[Exercise task]: Give all the lines below again, exactly, with no pictures.

— start Data extract —

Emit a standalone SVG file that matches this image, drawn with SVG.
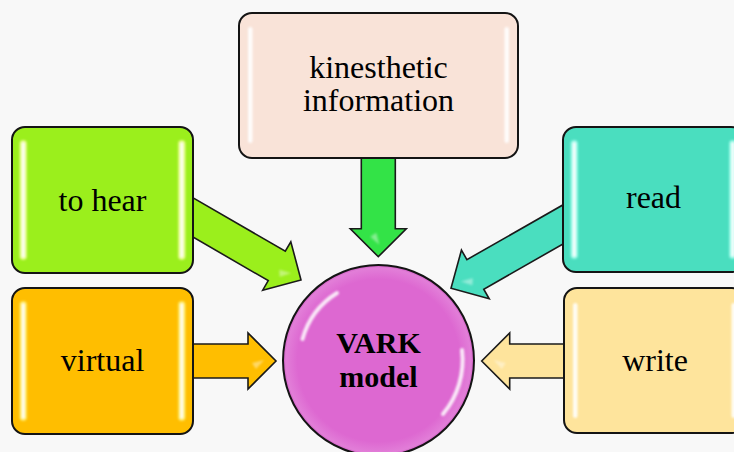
<svg xmlns="http://www.w3.org/2000/svg" width="734" height="452" viewBox="0 0 734 452">
<defs>
<style>
.box{stroke:#141414;stroke-width:2}
.arr{stroke:#1a1a1a;stroke-width:1.6;stroke-linejoin:miter}
.hl{fill:#ffffff;opacity:0.9}
.gl{fill:#ffffff;opacity:0.4}
.t{font-family:"Liberation Serif","Times New Roman",serif;font-size:32px;fill:#000;text-anchor:middle}
.tb{font-family:"Liberation Serif","Times New Roman",serif;font-size:30px;font-weight:bold;fill:#000;text-anchor:middle}
</style>
<filter id="soft" x="-80%" y="-10%" width="260%" height="120%"><feGaussianBlur stdDeviation="1"/></filter>
<radialGradient id="cg" cx="0.5" cy="0.5" r="0.5">
<stop offset="0.85" stop-color="#DD68D1"/>
<stop offset="0.97" stop-color="#E27ED8"/>
<stop offset="1" stop-color="#C957BD"/>
</radialGradient>
</defs>
<rect width="734" height="452" fill="#F8F8F8"/>
<g id="connectors">
<g transform="translate(301,280) rotate(30.1)">
<path class="arr" fill="#9BEF1C" d="M-140,-17 H-28 V-28 L0,0 L-28,28 V17 H-140 Z"/>
<path class="gl" d="M-24,2 L-12,-1 L-20,8 Z" filter="url(#soft)"/>
</g>
<g transform="translate(378.3,256.7) rotate(90)">
<path class="arr" fill="#33E347" d="M-110,-17 H-28 V-28 L0,0 L-28,28 V17 H-110 Z"/>
<path class="gl" d="M-24,2 L-12,-1 L-20,8 Z" filter="url(#soft)"/>
</g>
<g transform="translate(276,361)">
<path class="arr" fill="#FFBE00" d="M-95,-17 H-28 V-28 L0,0 L-28,28 V17 H-95 Z"/>
<path class="gl" d="M-24,2 L-12,-1 L-20,8 Z" filter="url(#soft)"/>
</g>
<g transform="translate(451,288.3) rotate(150.3)">
<path class="arr" fill="#4ADEBF" d="M-145,-17 H-28 V-28 L0,0 L-28,28 V17 H-145 Z"/>
<path class="gl" d="M-24,-2 L-12,1 L-20,-8 Z" filter="url(#soft)"/>
</g>
<g transform="translate(481.7,361) rotate(180)">
<path class="arr" fill="#FEE49C" d="M-95,-17 H-28 V-28 L0,0 L-28,28 V17 H-95 Z"/>
<path class="gl" d="M-24,-2 L-12,1 L-20,-8 Z" filter="url(#soft)"/>
</g>
</g>
<g id="node-hear">
<rect class="box" x="12" y="127" width="181" height="146" rx="13" fill="#9BEF1C"/>
<rect x="19.5" y="140" width="7.5" height="120" rx="3.7" fill="#F2FF9A" opacity="0.8" filter="url(#soft)"/>
<rect x="178" y="140" width="7.5" height="120" rx="3.7" fill="#F2FF9A" opacity="0.8" filter="url(#soft)"/>
<rect class="hl" x="21.5" y="142" width="3.5" height="116" rx="1.7" filter="url(#soft)"/>
<rect class="hl" x="180" y="142" width="3.5" height="116" rx="1.7" filter="url(#soft)"/>
<text class="t" x="102.5" y="211">to hear</text>
</g>
<g id="node-virtual">
<rect class="box" x="12" y="288" width="181" height="146" rx="13" fill="#FFBE00"/>
<rect x="19.5" y="301" width="7.5" height="120" rx="3.7" fill="#FFF27A" opacity="0.8" filter="url(#soft)"/>
<rect x="178" y="301" width="7.5" height="120" rx="3.7" fill="#FFF27A" opacity="0.8" filter="url(#soft)"/>
<rect class="hl" x="21.5" y="303" width="3.5" height="116" rx="1.7" filter="url(#soft)"/>
<rect class="hl" x="180" y="303" width="3.5" height="116" rx="1.7" filter="url(#soft)"/>
<text class="t" x="102.5" y="371">virtual</text>
</g>
<g id="node-kinesthetic">
<rect class="box" x="239" y="13" width="279" height="145" rx="13" fill="#F9E3D8"/>
<rect class="hl" x="248" y="27" width="4.5" height="116" rx="2.2" filter="url(#soft)"/>
<rect class="hl" x="504.5" y="27" width="4.5" height="116" rx="2.2" filter="url(#soft)"/>
<text class="t" x="378.5" y="78">kinesthetic</text>
<text class="t" x="378.5" y="111">information</text>
</g>
<g id="node-read">
<rect class="box" x="563" y="127" width="181" height="145" rx="13" fill="#4ADEBF"/>
<rect x="570.5" y="140" width="7.5" height="119" rx="3.7" fill="#A8FFF0" opacity="0.8" filter="url(#soft)"/>
<rect x="729" y="140" width="7.5" height="119" rx="3.7" fill="#A8FFF0" opacity="0.8" filter="url(#soft)"/>
<rect class="hl" x="572.5" y="142" width="3.5" height="115" rx="1.7" filter="url(#soft)"/>
<rect class="hl" x="731" y="142" width="3.5" height="115" rx="1.7" filter="url(#soft)"/>
<text class="t" x="653.5" y="208">read</text>
</g>
<g id="node-write">
<rect class="box" x="564" y="288" width="181" height="145" rx="13" fill="#FEE49C"/>
<rect class="hl" x="573" y="303" width="4.5" height="115" rx="2.2" filter="url(#soft)"/>
<rect class="hl" x="731.5" y="303" width="4.5" height="115" rx="2.2" filter="url(#soft)"/>
<text class="t" x="655" y="371">write</text>
</g>
<g id="node-vark">
<circle cx="378.5" cy="360.5" r="95.5" fill="url(#cg)" stroke="#141414" stroke-width="2"/>
<path d="M302.5,339 A79,79 0 0 1 337,293" fill="none" stroke="#fff" stroke-width="4" stroke-linecap="round" opacity="0.85" filter="url(#soft)"/>
<path d="M462,350 A84,84 0 0 1 443,414" fill="none" stroke="#fff" stroke-width="4" stroke-linecap="round" opacity="0.85" filter="url(#soft)"/>
<text class="tb" x="378.5" y="353">VARK</text>
<text class="tb" x="378.5" y="387">model</text>
</g>
</svg>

— end Data extract —

[Task response]:
Emit a standalone SVG file that matches this image, drawn with SVG.
<svg xmlns="http://www.w3.org/2000/svg" width="734" height="452" viewBox="0 0 734 452">
<defs>
<style>
.box{stroke:#141414;stroke-width:2}
.arr{stroke:#1a1a1a;stroke-width:1.6;stroke-linejoin:miter}
.hl{fill:#ffffff;opacity:0.9}
.gl{fill:#ffffff;opacity:0.4}
.t{font-family:"Liberation Serif","Times New Roman",serif;font-size:32px;fill:#000;text-anchor:middle}
.tb{font-family:"Liberation Serif","Times New Roman",serif;font-size:30px;font-weight:bold;fill:#000;text-anchor:middle}
</style>
<filter id="soft" x="-80%" y="-10%" width="260%" height="120%"><feGaussianBlur stdDeviation="1"/></filter>
<radialGradient id="cg" cx="0.5" cy="0.5" r="0.5">
<stop offset="0.85" stop-color="#DD68D1"/>
<stop offset="0.97" stop-color="#E27ED8"/>
<stop offset="1" stop-color="#C957BD"/>
</radialGradient>
</defs>
<rect width="734" height="452" fill="#F8F8F8"/>
<g id="connectors">
<g transform="translate(301,280) rotate(30.1)">
<path class="arr" fill="#9BEF1C" d="M-140,-17 H-28 V-28 L0,0 L-28,28 V17 H-140 Z"/>
<path class="gl" d="M-24,2 L-12,-1 L-20,8 Z" filter="url(#soft)"/>
</g>
<g transform="translate(378.3,256.7) rotate(90)">
<path class="arr" fill="#33E347" d="M-110,-17 H-28 V-28 L0,0 L-28,28 V17 H-110 Z"/>
<path class="gl" d="M-24,2 L-12,-1 L-20,8 Z" filter="url(#soft)"/>
</g>
<g transform="translate(276,361)">
<path class="arr" fill="#FFBE00" d="M-95,-17 H-28 V-28 L0,0 L-28,28 V17 H-95 Z"/>
<path class="gl" d="M-24,2 L-12,-1 L-20,8 Z" filter="url(#soft)"/>
</g>
<g transform="translate(451,288.3) rotate(150.3)">
<path class="arr" fill="#4ADEBF" d="M-145,-17 H-28 V-28 L0,0 L-28,28 V17 H-145 Z"/>
<path class="gl" d="M-24,-2 L-12,1 L-20,-8 Z" filter="url(#soft)"/>
</g>
<g transform="translate(481.7,361) rotate(180)">
<path class="arr" fill="#FEE49C" d="M-95,-17 H-28 V-28 L0,0 L-28,28 V17 H-95 Z"/>
<path class="gl" d="M-24,-2 L-12,1 L-20,-8 Z" filter="url(#soft)"/>
</g>
</g>
<g id="node-hear">
<rect class="box" x="12" y="127" width="181" height="146" rx="13" fill="#9BEF1C"/>
<rect x="19.5" y="140" width="7.5" height="120" rx="3.7" fill="#F2FF9A" opacity="0.8" filter="url(#soft)"/>
<rect x="178" y="140" width="7.5" height="120" rx="3.7" fill="#F2FF9A" opacity="0.8" filter="url(#soft)"/>
<rect class="hl" x="21.5" y="142" width="3.5" height="116" rx="1.7" filter="url(#soft)"/>
<rect class="hl" x="180" y="142" width="3.5" height="116" rx="1.7" filter="url(#soft)"/>
<text class="t" x="102.5" y="211">to hear</text>
</g>
<g id="node-virtual">
<rect class="box" x="12" y="288" width="181" height="146" rx="13" fill="#FFBE00"/>
<rect x="19.5" y="301" width="7.5" height="120" rx="3.7" fill="#FFF27A" opacity="0.8" filter="url(#soft)"/>
<rect x="178" y="301" width="7.5" height="120" rx="3.7" fill="#FFF27A" opacity="0.8" filter="url(#soft)"/>
<rect class="hl" x="21.5" y="303" width="3.5" height="116" rx="1.7" filter="url(#soft)"/>
<rect class="hl" x="180" y="303" width="3.5" height="116" rx="1.7" filter="url(#soft)"/>
<text class="t" x="102.5" y="371">virtual</text>
</g>
<g id="node-kinesthetic">
<rect class="box" x="239" y="13" width="279" height="145" rx="13" fill="#F9E3D8"/>
<rect class="hl" x="248" y="27" width="4.5" height="116" rx="2.2" filter="url(#soft)"/>
<rect class="hl" x="504.5" y="27" width="4.5" height="116" rx="2.2" filter="url(#soft)"/>
<text class="t" x="378.5" y="78">kinesthetic</text>
<text class="t" x="378.5" y="111">information</text>
</g>
<g id="node-read">
<rect class="box" x="563" y="127" width="181" height="145" rx="13" fill="#4ADEBF"/>
<rect x="570.5" y="140" width="7.5" height="119" rx="3.7" fill="#A8FFF0" opacity="0.8" filter="url(#soft)"/>
<rect x="729" y="140" width="7.5" height="119" rx="3.7" fill="#A8FFF0" opacity="0.8" filter="url(#soft)"/>
<rect class="hl" x="572.5" y="142" width="3.5" height="115" rx="1.7" filter="url(#soft)"/>
<rect class="hl" x="731" y="142" width="3.5" height="115" rx="1.7" filter="url(#soft)"/>
<text class="t" x="653.5" y="208">read</text>
</g>
<g id="node-write">
<rect class="box" x="564" y="288" width="181" height="145" rx="13" fill="#FEE49C"/>
<rect class="hl" x="573" y="303" width="4.5" height="115" rx="2.2" filter="url(#soft)"/>
<rect class="hl" x="731.5" y="303" width="4.5" height="115" rx="2.2" filter="url(#soft)"/>
<text class="t" x="655" y="371">write</text>
</g>
<g id="node-vark">
<circle cx="378.5" cy="360.5" r="95.5" fill="url(#cg)" stroke="#141414" stroke-width="2"/>
<path d="M302.5,339 A79,79 0 0 1 337,293" fill="none" stroke="#fff" stroke-width="4" stroke-linecap="round" opacity="0.85" filter="url(#soft)"/>
<path d="M462,350 A84,84 0 0 1 443,414" fill="none" stroke="#fff" stroke-width="4" stroke-linecap="round" opacity="0.85" filter="url(#soft)"/>
<text class="tb" x="378.5" y="353">VARK</text>
<text class="tb" x="378.5" y="387">model</text>
</g>
</svg>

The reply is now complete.